Prerequisites · You have a per-row or per-batch transformation to apply between read and write. End state · Transformer in the pipeline at a known order slot, registered via entry points.

Minimal transformer

from datacoolie.transformers.base import BaseTransformer
from datacoolie.core.models import DataFlow


class PiiMaskerTransformer(BaseTransformer):
    # Slots 40-60 are reserved for user plugins. Pick one.
    ORDER = 45

    @property
    def order(self) -> int:
        return self.ORDER

    def transform(self, df, dataflow: DataFlow):
        cfg = (dataflow.transform and dataflow.transform.additional.get("pii_mask")) or {}
        cols = cfg.get("columns", [])
        if not cols:
            self._mark_skipped()
            return df

        for c in cols:
            df = self._engine.add_column(df, c, f"sha2({c}, 256)")

        self._mark_applied(f"cols={len(cols)}")
        return df

Register

[project.entry-points."datacoolie.transformers"]
pii_masker = "mypkg.transformers:PiiMaskerTransformer"

Opt in from metadata

The driver's DEFAULT_TRANSFORMERS list does not include your plugin.

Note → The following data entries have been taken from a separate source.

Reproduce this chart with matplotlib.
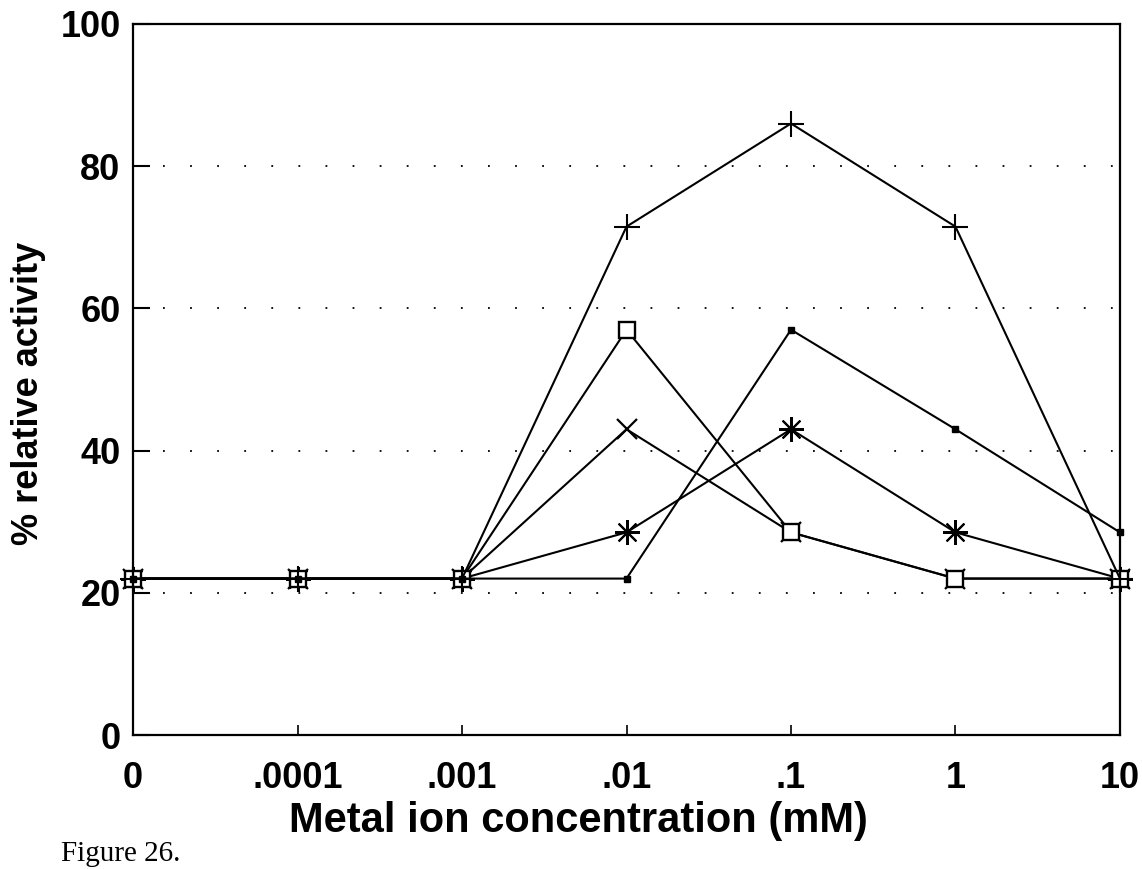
import matplotlib
matplotlib.use("Agg")
import matplotlib.pyplot as plt

# ---- data ----
conc_labels = ["0", ".0001", ".001", ".01", ".1", "1", "10"]
plus_vals = [22, 22, 22, 71.5, 86, 71.5, 22]
open_sq_vals = [22, 22, 22, 57, 28.5, 22, 22]
filled_sq_vals = [22, 22, 22, 22, 57, 43, 28.5]
x_vals = [22, 22, 22, 43, 28.5, 22, 22]
star_vals = [22, 22, 22, 28.5, 43, 28.5, 22]
y_ticks = [0, 20, 40, 60, 80, 100]
grid_levels = [20, 40, 60, 80]

plt.rcParams['font.family'] = ['Liberation Sans', 'DejaVu Sans']

fig = plt.figure(figsize=(11.42, 8.69), dpi=100)
ax = fig.add_axes([0.1165, 0.1542, 0.9807 - 0.1165, 0.9724 - 0.1542])

xs = list(range(len(conc_labels)))
common = dict(color='black', lw=1.5, clip_on=False)

ax.plot(xs, x_vals, marker='x', ms=15, mew=1.6, **common)
ax.plot(xs, star_vals, marker=(8, 2, 0), ms=18, mew=1.5, **common)
ax.plot(xs, open_sq_vals, marker='s', ms=11, mew=1.7, mfc='white', mec='black', **common)
ax.plot(xs, filled_sq_vals, marker='s', ms=5, mew=1, mfc='black', **common)
ax.plot(xs, plus_vals, marker='+', ms=19, mew=1.5, **common)

for g in grid_levels:
    ax.axhline(g, xmin=0.03, xmax=1.0, color='black', lw=1.3,
               linestyle=(0, (1, 14)), zorder=0)

ax.set_xlim(0, 6)
ax.set_ylim(0, 100)
ax.set_xticks(xs)
ax.set_xticklabels(conc_labels)
ax.set_yticks(y_ticks)

for s in ax.spines.values():
    s.set_linewidth(1.6)

ax.tick_params(axis='y', direction='in', length=12, width=1.5, pad=9,
               labelsize=26)
ax.tick_params(axis='x', direction='in', length=7, width=1.2, pad=19,
               labelsize=26)
for lab in ax.get_xticklabels() + ax.get_yticklabels():
    lab.set_fontweight('bold')

ax.set_xlabel("Metal ion concentration (mM)", fontsize=30, fontweight='bold')
ax.xaxis.set_label_coords(0.451, -0.093)
ax.set_ylabel("% relative activity", fontsize=26, fontweight='bold')
ax.yaxis.set_label_coords(-0.088, 0.481)

fig.text(0.053, 0.002, "Figure 26.", fontsize=21,
         family=['Liberation Serif', 'DejaVu Serif'], ha='left', va='bottom')

fig.savefig("out.png", dpi=100)
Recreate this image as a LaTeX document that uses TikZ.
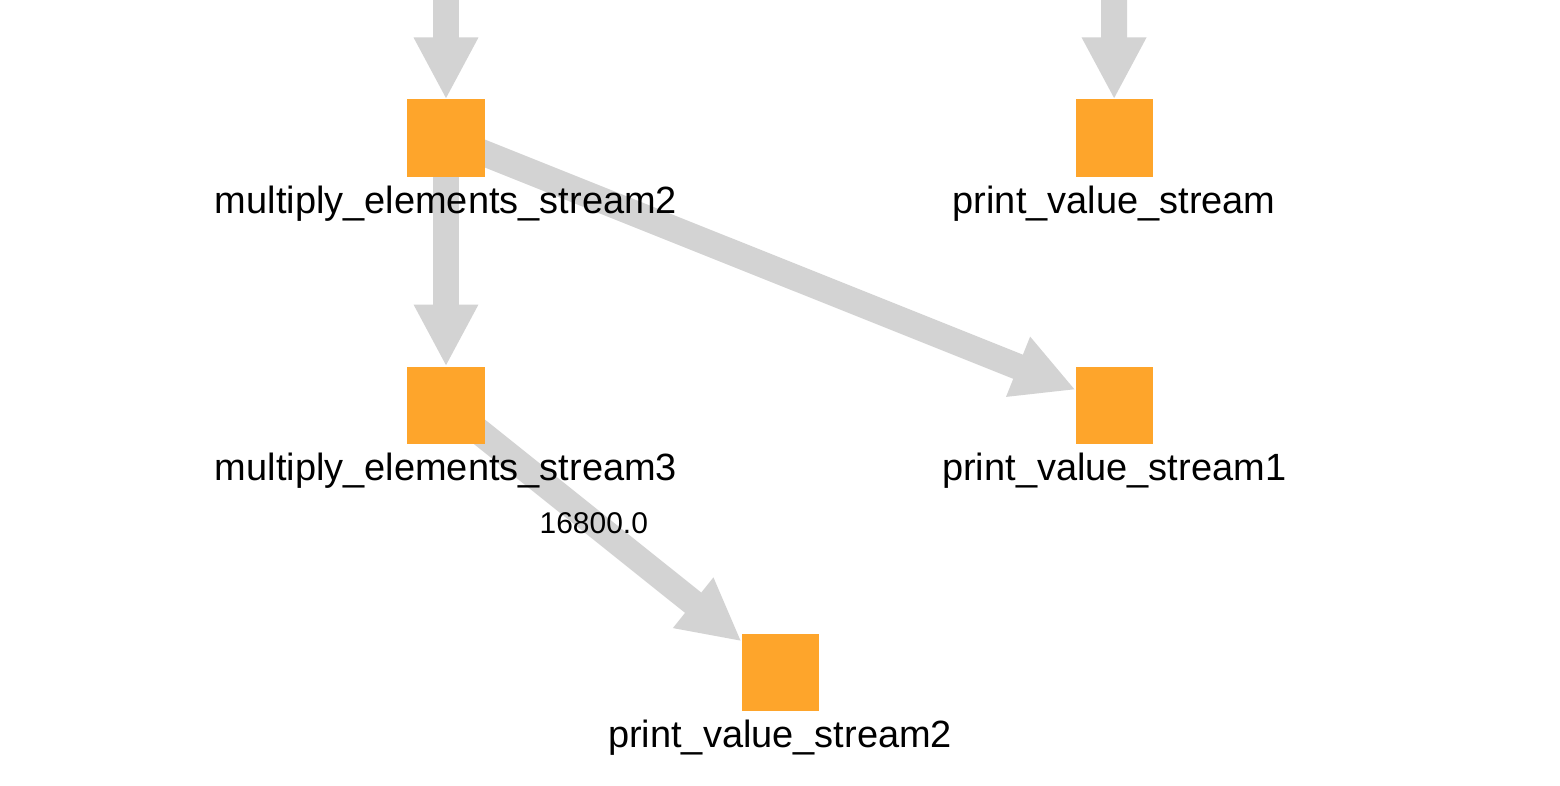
\documentclass[tikz,border=0pt]{standalone}
\usepackage{fontspec}
\setmainfont{Liberation Sans}
\usetikzlibrary{arrows.meta,positioning,backgrounds}
\definecolor{taskOrange}{RGB}{254,165,43}
\definecolor{flowGray}{RGB}{211,211,211}
\tikzset{%
  >={Triangle[width=1.5cm,length=1.55cm]},
  % Specifications for style of nodes:
        task/.style = {rectangle, fill=taskOrange, minimum size=1.925cm,
                       inner sep=0pt, outer sep=0pt},
    taskname/.style = {anchor=base, inner sep=0pt,
                       font=\fontsize{27}{32}\selectfont},
        flow/.style = {->, draw=flowGray, line width=0.65cm},
   flowlabel/.style = {inner sep=0pt, font=\fontsize{21.3}{25}\selectfont},
}

\begin{document}
\begin{tikzpicture}[x=0.025cm, y=-0.025cm, node distance=6.675cm]
  \useasboundingbox (0,0) rectangle (1560,786);
  % Specification of nodes (position, etc.)
  \node (multiplyBlock2) [task] at (446,138)                   {};
  \node (multiplyBlock3) [task, below of=multiplyBlock2]       {};
  \node (printBlock)     [task, right of=multiplyBlock2, xshift=10.025cm] {};
  \node (printBlock1)    [task, below of=printBlock]           {};
  \node (printBlock2)    [task, below of=multiplyBlock3, xshift=8.35cm]   {};
  % names under the squares
  \node (multiplyText2) [taskname, below=0.925cm of multiplyBlock2, anchor=base]
                                              {multiply\_elements\_stream2};
  \node (multiplyText3) [taskname, below=0.925cm of multiplyBlock3, anchor=base]
                                              {multiply\_elements\_stream3};
  \node (printText)     [taskname, below=0.925cm of printBlock, anchor=base]
                                              {print\_value\_stream};
  \node (printText1)    [taskname, below=0.925cm of printBlock1, anchor=base]
                                              {print\_value\_stream1};
  \node (printText2)    [taskname, below=0.925cm of printBlock2, anchor=base]
                                              {print\_value\_stream2};
  % Specification of lines between nodes specified above
  \begin{scope}[on background layer]
  \coordinate (multiplySource) at (446,-40);
  \coordinate (printSource)    at (1114,-40);
  \draw[flow]      (multiplySource) -- (multiplyBlock2);
  \draw[flow]         (printSource) -- (printBlock);
  \draw[flow]      (multiplyBlock2) -- (multiplyBlock3);
  \draw[flow] (multiplyBlock2.center) -- (printBlock1);
  \draw[flow] (multiplyBlock3.center) -- node[flowlabel] {16800.0}
                                         (printBlock2);
  \end{scope}
\end{tikzpicture}
\end{document}
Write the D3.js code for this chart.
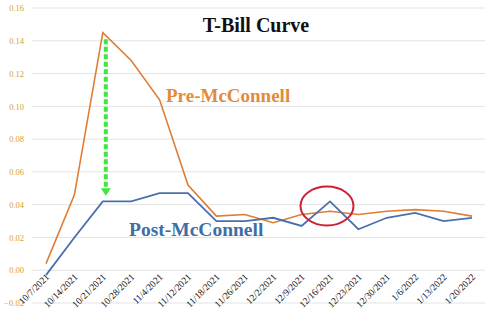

To use it:

driver = DataCoolieDriver(engine=engine, metadata_provider=metadata)
driver._create_transformer_pipeline = lambda: build_pipeline(
    engine,
    names=["schema_converter", "deduplicator", "pii_masker", "system_column_adder", "column_name_sanitizer"],
)

Or subclass DataCoolieDriver and override _create_transformer_pipeline.

Order slot cheat-sheet

Slots Who owns them
0–9 Reserved for future framework pre-cast work
10 SchemaConverter
20 Deduplicator
30 ColumnAdder, SCD2ColumnAdder
40–60 Your plugins
70 SystemColumnAdder
80 PartitionHandler
90 ColumnNameSanitizer
100+ Reserved for future framework post-sanitize work

See ADR-0003.

Tracking labels

Call _mark_applied(), _mark_applied("detail"), or _mark_skipped() inside transform so the ETL log records exactly what your transformer did. Without a call, the default is to record your class name.